Revision as of 04:44, 25 March 2007

The funeral of Sigurd and Brynhild, by C. Butler (1909).

In Norse mythology, Brynhildr was a shield-maiden and a valkyrie. She is one of the main characters in the Völsunga saga and in some Eddic poems depicting the same events. Under the name Brünnhilde, she also appears in the Nibelungenlied and is therefore present in Richard Wagner's opera cycle Der Ring des Nibelungen.

Brynhildr was probably inspired by the Visigothic princess Brunhilda of Austrasia, who was married to the Merovingian king Sigebert I in 567. Whether this identification is historically accurate, it is compatible with the fact that that many of the valkyries featured in the Poetic Edda are described as mortal women (often of royal blood).
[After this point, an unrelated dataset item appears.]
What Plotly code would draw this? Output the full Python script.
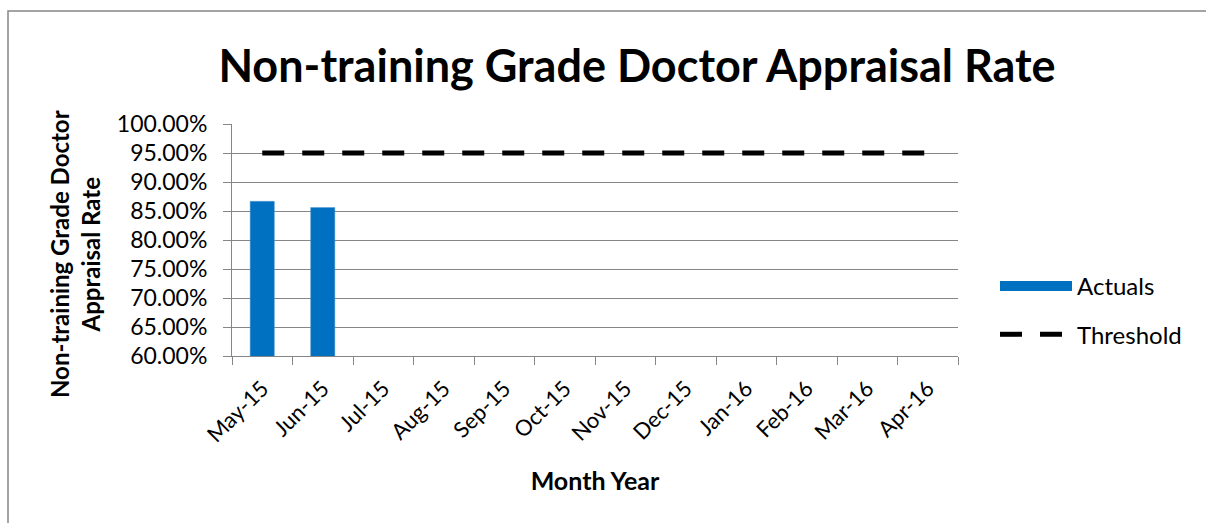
import plotly.graph_objects as go

months = ["May-15", "Jun-15", "Jul-15", "Aug-15", "Sep-15", "Oct-15",
          "Nov-15", "Dec-15", "Jan-16", "Feb-16", "Mar-16", "Apr-16"]
actuals = [0.8667, 0.8560, None, None, None, None, None, None, None, None, None, None]
threshold = [0.95] * 12

FONT = "Lato"
BAR_COLOR = "#0070C0"

fig = go.Figure()
fig.add_trace(go.Bar(x=months, y=actuals, name="Actuals", legendgroup="a", showlegend=False,
                     marker=dict(color=BAR_COLOR, line=dict(color="#5B9BD5", width=0.5))))
# legend key for Actuals drawn as a wide rectangle (as in the original chart)
fig.add_trace(go.Scatter(x=[None], y=[None], name="Actuals", legendgroup="a", mode="lines",
                         line=dict(color=BAR_COLOR, width=14), hoverinfo="skip"))
fig.add_trace(go.Scatter(x=months, y=threshold, name="Threshold", mode="lines", legendgroup="b",
                         line=dict(color="black", width=5, dash="22px,18px")))

W, H = 1206, 523
L, R, T, B = 232, 248, 124, 167
pw, ph = W - L - R, H - T - B

fig.update_layout(
    width=W, height=H,
    margin=dict(l=L, r=R, t=T, b=B),
    paper_bgcolor="white", plot_bgcolor="white",
    font=dict(family=FONT, color="black", size=21),
    bargap=0.6,
    title=dict(text="<b>Non-training Grade Doctor Appraisal Rate</b>",
               x=637 / W, xanchor="center", y=1 - 66 / H, yanchor="middle",
               font=dict(size=45, family=FONT)),
    showlegend=True,
    legend=dict(x=(995 - L) / pw, y=(356 - 264) / ph, xanchor="left", yanchor="top",
                font=dict(size=24, family=FONT), tracegroupgap=14, itemwidth=72,
                bgcolor="rgba(0,0,0,0)"),
    xaxis=dict(type="category", tickangle=-45, showgrid=False,
               showline=True, linecolor="#868686", linewidth=1,
               ticks="outside", ticklen=8, tickcolor="#868686", tickson="boundaries",
               tickfont=dict(size=22), ticklabelstandoff=10,
               title=dict(text="<b>Month Year</b>", font=dict(size=25), standoff=26)),
    yaxis=dict(range=[0.6, 1.0], dtick=0.05, tickformat=".2%",
               showgrid=True, gridcolor="#868686", gridwidth=1,
               showline=True, linecolor="#868686", linewidth=1,
               ticks="outside", ticklen=8, tickcolor="#868686",
               tickfont=dict(size=23), zeroline=False, ticklabelstandoff=11),
    annotations=[dict(text="<b>Non-training Grade Doctor<br>Appraisal Rate</b>",
                      xref="paper", yref="paper", x=(75 - L) / pw, y=(356 - 254) / ph,
                      xanchor="center", yanchor="middle", textangle=-90,
                      showarrow=False, font=dict(size=24, family=FONT))],
)

fig.add_shape(type="rect", xref="paper", yref="paper",
              x0=(8 - L) / pw, x1=(W + 5 - L) / pw,
              y0=(H - B - (H + 5)) / ph, y1=(H - B - 11) / ph,
              line=dict(color="#868686", width=1.5), layer="below")

fig.write_html("out.html", config={"displayModeBar": False},
               post_script="document.body.style.margin='0';document.body.style.overflow='hidden';")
Brynhildr in a Norse Context

As a valkyrie, Brynhildr belonged to a complex religious, mythological and cosmological belief system shared by the Scandinavian and Germanic peoples. This mythological tradition, of which the Scandinavian (and particularly Icelandic) sub-groups are best preserved, developed in the period from the first manifestations of religious and material culture in approximately 1000 B.C.E. until the Christianization of the area, a process that occurred primarily from 900-1200 C.E..[1] The tales recorded within this mythological corpus tend to exemplify a unified cultural focus on physical prowess and military might.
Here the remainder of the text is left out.